Insurance is more expensive and harder to come by in this age bracket, but there are still affordable options available to those seeking cover.
Life insurance for over 70s
Life insurance options through mainstream providers become much more expensive and limited once you turn 70. Our fictitious female attempting to take out 20-year term insurance with a £100,000 payout at age 70 through Compare the Market found one policy. The premium was set at £173 per month. This type of cost would be prohibitive for many pensioners. By this point, specialist over 50s life insurance and funeral cover become more affordable options.
Life insurance for over 80s
Your 80s are the last decade in which you can take out some form of life insurance, as many insurers refuse to offer insurance after the age of 90. So your 80s are a crucial decade in which to decide whether you would like some form of cover.
The Post Office, for example, only accepts over 50s life insurance applications from people up to the age of 80. After this, you will need to look for another provider. Also, premiums become much higher, and the maximum payout you can receive is about £3200 with a £100 per month premium, according to their calculator.
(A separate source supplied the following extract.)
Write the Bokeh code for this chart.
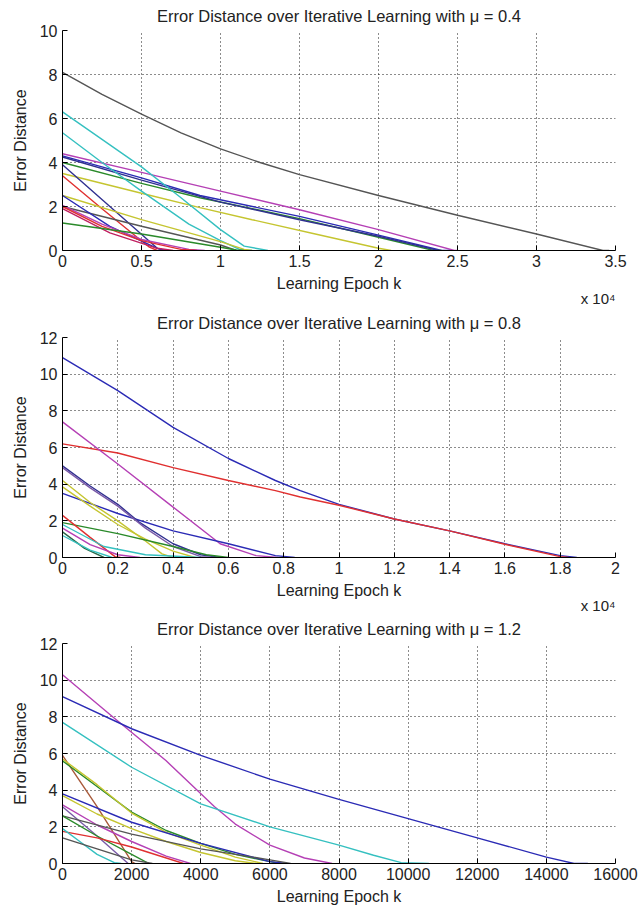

So if you expect to live past 83, this type of insurance makes little sense.
Options in your late 80s and 90s are virtually non-existent, apart from some funeral cover policies that lock in current funeral prices and usually ask you to pay the entire policy cost in one go.
What is the best age to get life insurance?
When it comes to life insurance, starting earlier will give you the most affordable and varied options. However, the best time to take out life insurance depends on what your goals are. While options become more limited in later life, there are still ways to provide your loved ones with a financial payout after you die. If a smaller lump sum to cover some funeral costs is all you’re after, you could find sufficient cover even in your 80s.
While there isn’t a perfect age to take out life insurance, it is best to do your research as early as possible so you can make informed plans for your future.